Trea Turner is not the reigning NL Rookie of the Year. He would be if he had been called up earlier. Or so goes the thinking.
Sure, Dodgers shortstop Corey Seager was better than advertised and fully deserved his hardware. But what Turner did in half a season was downright historic. In case you missed it, after being called up in early July and getting plugged into the Nationals' starting lineup tout de suite, the former 13th overall pick spent the remainder of the season blowtorching the bigs. Despite playing in just 74 games, he tallied 33 steals (tied for fifth in the NL), eight triples (T- fifth), and 13 home runs (T-seventh among NL rookies). Oh, by the way, he hit .342. And he did all that while learning a brand-new position, center field -- but that’s just gravy to the mashed potatoes that were Turner’s mind-numbing numbers.
Just how unprecedented was Turner’s semi-season? According to ESPN Stats & Information, here’s the complete list of MLB players -- rookie or otherwise – who have recorded 10-plus homers and 30-plus steals in 80 games or fewer:
Trea Turner, Washington Nationals (2016)
That’s it. That’s the whole megillah. Turner is also just the fifth rookie to go .300/10 HRs/30 SBs in a season, regardless of number of games. For the record, the other four dudes in that group (Mike Trout, Rickey Henderson, Minnie Minoso and Duke Kenworthy) all played at least 139 games. Or nearly twice as many as Turner.

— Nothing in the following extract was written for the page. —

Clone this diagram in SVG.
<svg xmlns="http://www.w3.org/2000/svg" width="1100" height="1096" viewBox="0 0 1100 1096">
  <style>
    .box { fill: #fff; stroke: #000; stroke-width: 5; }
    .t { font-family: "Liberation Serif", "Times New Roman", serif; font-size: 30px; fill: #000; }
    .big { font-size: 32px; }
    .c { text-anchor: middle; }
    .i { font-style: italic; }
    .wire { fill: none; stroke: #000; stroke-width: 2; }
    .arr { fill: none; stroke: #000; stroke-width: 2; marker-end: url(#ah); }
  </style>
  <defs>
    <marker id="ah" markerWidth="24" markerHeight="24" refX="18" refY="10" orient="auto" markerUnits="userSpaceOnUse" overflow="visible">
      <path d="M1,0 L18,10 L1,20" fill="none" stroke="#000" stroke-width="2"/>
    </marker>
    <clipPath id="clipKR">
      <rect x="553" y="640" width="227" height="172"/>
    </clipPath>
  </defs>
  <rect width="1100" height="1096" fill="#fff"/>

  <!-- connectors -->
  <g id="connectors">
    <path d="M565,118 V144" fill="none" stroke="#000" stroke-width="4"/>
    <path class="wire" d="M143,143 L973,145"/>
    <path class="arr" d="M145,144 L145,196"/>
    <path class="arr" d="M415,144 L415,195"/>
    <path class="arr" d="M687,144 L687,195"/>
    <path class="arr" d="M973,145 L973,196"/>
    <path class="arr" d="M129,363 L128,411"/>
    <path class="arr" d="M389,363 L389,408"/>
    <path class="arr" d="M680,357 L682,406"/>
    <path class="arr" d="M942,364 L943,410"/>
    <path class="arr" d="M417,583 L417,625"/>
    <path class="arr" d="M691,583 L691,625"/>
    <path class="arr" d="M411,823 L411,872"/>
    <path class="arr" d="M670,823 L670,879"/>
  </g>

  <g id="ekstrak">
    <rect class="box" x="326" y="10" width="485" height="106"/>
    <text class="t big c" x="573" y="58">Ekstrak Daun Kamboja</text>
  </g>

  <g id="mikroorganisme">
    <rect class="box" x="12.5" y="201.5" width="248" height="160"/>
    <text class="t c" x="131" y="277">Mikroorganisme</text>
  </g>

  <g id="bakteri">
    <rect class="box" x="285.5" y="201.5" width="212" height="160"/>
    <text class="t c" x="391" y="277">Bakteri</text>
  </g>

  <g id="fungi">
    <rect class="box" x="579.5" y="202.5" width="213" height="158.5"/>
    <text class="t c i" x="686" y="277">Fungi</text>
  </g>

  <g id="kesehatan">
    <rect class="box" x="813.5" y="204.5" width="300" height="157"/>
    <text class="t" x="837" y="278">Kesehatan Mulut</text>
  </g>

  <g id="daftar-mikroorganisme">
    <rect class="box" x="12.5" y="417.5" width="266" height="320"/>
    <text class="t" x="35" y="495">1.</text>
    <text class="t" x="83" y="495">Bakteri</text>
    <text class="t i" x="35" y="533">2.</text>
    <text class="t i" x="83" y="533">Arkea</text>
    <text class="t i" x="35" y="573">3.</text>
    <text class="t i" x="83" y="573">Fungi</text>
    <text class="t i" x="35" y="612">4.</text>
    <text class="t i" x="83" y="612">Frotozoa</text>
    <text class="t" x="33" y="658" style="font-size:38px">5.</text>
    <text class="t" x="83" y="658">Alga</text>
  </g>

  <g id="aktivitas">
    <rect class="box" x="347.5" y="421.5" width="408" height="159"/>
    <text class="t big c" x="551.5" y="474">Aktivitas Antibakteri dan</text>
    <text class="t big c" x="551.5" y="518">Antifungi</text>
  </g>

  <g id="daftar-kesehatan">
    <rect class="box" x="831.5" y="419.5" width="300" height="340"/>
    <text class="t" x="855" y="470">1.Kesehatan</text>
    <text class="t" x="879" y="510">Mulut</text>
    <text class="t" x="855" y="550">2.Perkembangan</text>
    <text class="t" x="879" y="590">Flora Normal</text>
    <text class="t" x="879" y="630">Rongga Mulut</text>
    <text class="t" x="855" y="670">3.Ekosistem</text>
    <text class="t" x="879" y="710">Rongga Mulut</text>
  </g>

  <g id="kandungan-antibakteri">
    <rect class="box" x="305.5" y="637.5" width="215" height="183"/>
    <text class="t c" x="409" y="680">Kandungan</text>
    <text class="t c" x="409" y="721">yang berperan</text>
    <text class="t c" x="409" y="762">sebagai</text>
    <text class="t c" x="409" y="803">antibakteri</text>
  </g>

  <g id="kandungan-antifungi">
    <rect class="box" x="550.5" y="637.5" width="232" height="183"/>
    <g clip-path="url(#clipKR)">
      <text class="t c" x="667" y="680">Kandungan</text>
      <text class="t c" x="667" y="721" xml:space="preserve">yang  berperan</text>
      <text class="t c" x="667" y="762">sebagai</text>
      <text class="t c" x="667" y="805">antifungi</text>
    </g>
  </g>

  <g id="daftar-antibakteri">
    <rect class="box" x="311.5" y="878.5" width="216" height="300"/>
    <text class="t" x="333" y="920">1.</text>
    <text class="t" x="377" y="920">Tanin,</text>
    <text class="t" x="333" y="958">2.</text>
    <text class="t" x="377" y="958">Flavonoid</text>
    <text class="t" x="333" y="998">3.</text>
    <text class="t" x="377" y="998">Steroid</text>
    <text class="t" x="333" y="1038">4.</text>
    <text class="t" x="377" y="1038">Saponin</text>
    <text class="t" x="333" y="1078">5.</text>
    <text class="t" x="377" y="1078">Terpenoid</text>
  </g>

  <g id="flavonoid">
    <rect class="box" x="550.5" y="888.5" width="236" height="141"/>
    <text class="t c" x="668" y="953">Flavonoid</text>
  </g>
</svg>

All of which raises the question: What can we expect from a full season of Turner? Surely, we can’t just multiply his numbers by two. I mean, we could, but that would work out to 26 bombs and 66 steals. And of course the .342 average. In case you’re wondering, here’s the complete list of MLB players who’ve ever posted 25-plus taters and 60-plus steals while hitting .340 or better:
The closest anyone has ever come to hitting all those marks is Henderson, who in 1990 went .325/28 HRs/65 SBs en route to winning his only MVP award. Is it foolish to envision Turner pulling off something that Henderson, a Hall of Famer and the greatest leadoff hitter ever, couldn’t? Is it crazy to think that Turner -- a career.316 hitter in the minors who had 19 homers in more than 1,000 at-bats -- can keep up his eye-popping rookie pace over a full major league season?
“There's no question that he's capable of doing everything that we've seen,” says one NL exec. “He's such a good athlete, he's got good instincts, and he's got a tool that can't be taught that he knows how to use very well, which is his speed. The thing that’s surprised a lot of people is the power the kid has. He's got impact power. And with legs like that, he's going to get a lot of doubles and triples. Plus, he's going to get a lot of hard-hit balls that might be outs for other people, but they aren't going to be for him.”

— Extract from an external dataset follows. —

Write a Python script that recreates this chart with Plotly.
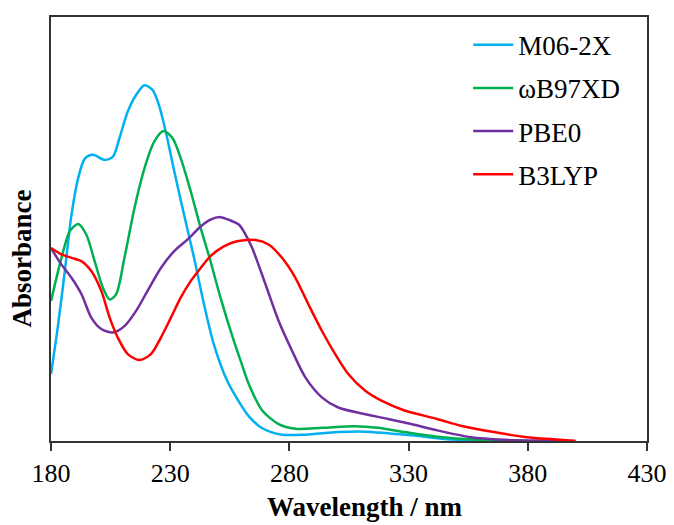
import plotly.graph_objects as go

# ---- data (wavelength in nm, absorbance in arbitrary units) ----
m06_x = [180, 183, 185.8, 188.6, 191.4, 194.2, 197.6, 202.5, 206, 208.7, 212.2, 215.7, 219.2,
         222.6, 225.4, 228.2, 231.7, 235.8, 240, 244.2, 248.3, 253.9, 258.9, 263, 268.6,
         276.9, 286.7, 300.5, 311.7, 321.4, 332.5, 345, 360, 380]
m06_y = [0.158, 0.275, 0.401, 0.534, 0.620, 0.666, 0.675, 0.663, 0.671, 0.714, 0.777, 0.816, 0.839,
         0.828, 0.790, 0.728, 0.636, 0.534, 0.432, 0.322, 0.228, 0.142, 0.092, 0.058, 0.030,
         0.015, 0.015, 0.021, 0.022, 0.018, 0.013, 0.005, 0.001, 0.0]

wb97_x = [180, 184.4, 187.9, 191.4, 194.8, 198.3, 201.8, 204.6, 207.3, 210.8, 215, 219.2, 223.3,
          227.2, 231, 234.4, 238.6, 242.8, 246.9, 251.1, 256.7, 259.5, 263, 268.6, 275.5,
          282.5, 293.6, 307.5, 317.2, 328.3, 341.9, 358.9, 380]
wb97_y = [0.330, 0.432, 0.495, 0.512, 0.487, 0.424, 0.361, 0.334, 0.346, 0.432, 0.549, 0.643, 0.706,
          0.731, 0.714, 0.667, 0.589, 0.502, 0.424, 0.338, 0.236, 0.190, 0.134, 0.072, 0.040,
          0.029, 0.031, 0.035, 0.031, 0.021, 0.010, 0.003, 0.0]

pbe0_x = [180, 184.4, 188.6, 192.8, 196.9, 201.1, 206, 210.8, 215.7, 220.5, 226.1, 231.7, 237.2,
          242.8, 246.9, 251.1, 255.3, 258.9, 261.5, 264.4, 270, 275.5, 281.1, 286.7, 293.6,
          300.5, 310.3, 321.4, 331.1, 342, 356.1, 370, 384, 400]
pbe0_y = [0.455, 0.416, 0.385, 0.346, 0.291, 0.264, 0.256, 0.271, 0.307, 0.354, 0.408, 0.448, 0.475,
          0.506, 0.522, 0.528, 0.520, 0.510, 0.488, 0.455, 0.369, 0.283, 0.213, 0.150, 0.103,
          0.079, 0.065, 0.052, 0.040, 0.025, 0.009, 0.003, 0.001, 0.0]

b3lyp_x = [180, 184.4, 188.6, 192.8, 196.9, 201.1, 204.6, 208, 212.2, 217.1, 221.9, 226.1, 230.3,
           234.4, 238.6, 242.8, 246.9, 252.5, 258, 265.8, 271.4, 276.9, 282.5, 288, 293.6,
           299.2, 304.7, 311.7, 318.6, 328.3, 341.9, 351.9, 365.8, 379.7, 390.8, 400]
b3lyp_y = [0.455, 0.440, 0.432, 0.424, 0.401, 0.354, 0.291, 0.244, 0.205, 0.191, 0.205, 0.244, 0.291,
           0.338, 0.377, 0.408, 0.436, 0.459, 0.471, 0.474, 0.463, 0.432, 0.385, 0.322, 0.260,
           0.205, 0.158, 0.119, 0.095, 0.072, 0.052, 0.036, 0.021, 0.009, 0.004, 0.0]

series_names = ["M06-2X", "\u03c9B97XD", "PBE0", "B3LYP"]
series_colors = ["#00B0F0", "#00B050", "#7030A0", "#FF0000"]
x_ticks = [180, 230, 280, 330, 380, 430]

FONT = "Liberation Serif, Times New Roman, serif"

fig = go.Figure()
for name, xs, ys, col in zip(series_names,
                             [m06_x, wb97_x, pbe0_x, b3lyp_x],
                             [m06_y, wb97_y, pbe0_y, b3lyp_y],
                             series_colors):
    fig.add_trace(go.Scatter(x=xs, y=ys, mode="lines", name=name, legendgroup=name,
                             line=dict(color=col, width=2.5, shape="spline", smoothing=0.8)))

# The page body has an 8px margin, so the figure is sized/margined to compensate.
fig.update_layout(
    width=666, height=517,
    margin=dict(l=43, r=24, t=7, b=84),
    paper_bgcolor="white", plot_bgcolor="white",
    font=dict(family=FONT, color="black", size=26),
    showlegend=True,
    legend=dict(x=0.70, y=0.991, xanchor="left", yanchor="top",
                font=dict(family=FONT, size=27, color="black"),
                bgcolor="rgba(0,0,0,0)", tracegroupgap=5, itemwidth=40),
    xaxis=dict(range=[180, 430], tickvals=x_ticks, ticktext=[str(t) for t in x_ticks],
               ticks="outside", ticklen=8, tickwidth=2, tickcolor="#333",
               showline=True, linecolor="#333", linewidth=2, mirror=True,
               showgrid=False, zeroline=False,
               tickfont=dict(family=FONT, size=26, color="black")),
    yaxis=dict(range=[0, 1], showticklabels=False, ticks="",
               showline=True, linecolor="#333", linewidth=2, mirror=True,
               showgrid=False, zeroline=False),
    annotations=[
        dict(text="<b>Wavelength / nm</b>", xref="paper", yref="paper",
             x=0.527, y=-0.156, xanchor="center", yanchor="middle", showarrow=False,
             font=dict(family=FONT, size=27, color="black")),
        dict(text="<b>Absorbance</b>", xref="paper", yref="paper",
             x=-0.049, y=0.430, xanchor="center", yanchor="middle", showarrow=False,
             textangle=-90, font=dict(family=FONT, size=27, color="black")),
    ],
)

fig.write_html("out.html")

Adds an AL scout: “It's going to be hard for him to duplicate what he did last year for an entire season. They've got a bit of a book on him now. He's a good fastball hitter, especially early in the count. But when he got behind, breaking balls gave him a little bit of a problem. Pitchers will make adjustments, so he's going to have to make adjustments.”
"I don't know if anyone can replicate that all year long, but I do know this: The guy is a consistent All-Star and he's going to become one of the best 10 players in the game."
One of the biggest adjustments Turner will have to make is moving back to his old position. In June, the Nationals -- who had slick-fielding Danny Espinosa at shortstop but were desperate for center field help -- asked Turner to move to the outfield. So what if he hadn’t played there since the ninth grade? So what if he started just six minor league games there before getting called up? The crazy thing is, it worked.
“I saw him play center,” says the NL exec, “and the difference in where he started and where he finished was remarkable. He was going to be an above-average center fielder. The question is, how’s he going to be in the infield?”
Perhaps more importantly, now that Espinosa is gone, if Turner experiences any growing pains at shortstop (he committed 34 errors in 232 minor league games at short) and/or if he has problems dealing with the added responsibility of being a big league field general, how will that affect his production at the plate? For what it’s worth, he isn’t the least bit concerned.
“I don’t think defense gets any harder than learning a brand-new position,” says Turner. “If I could succeed in center, then I think I can succeed at a position I played for a long time.”
If he does that, he should have no problem succeeding at the plate. Whether he can have as much success as he had last year remains to be seen.
“I don’t know if anyone can replicate that all year long,” says the NL exec, “but I do know this: The guy is a consistent All-Star and he's going to become one of the best 10 players in the game.”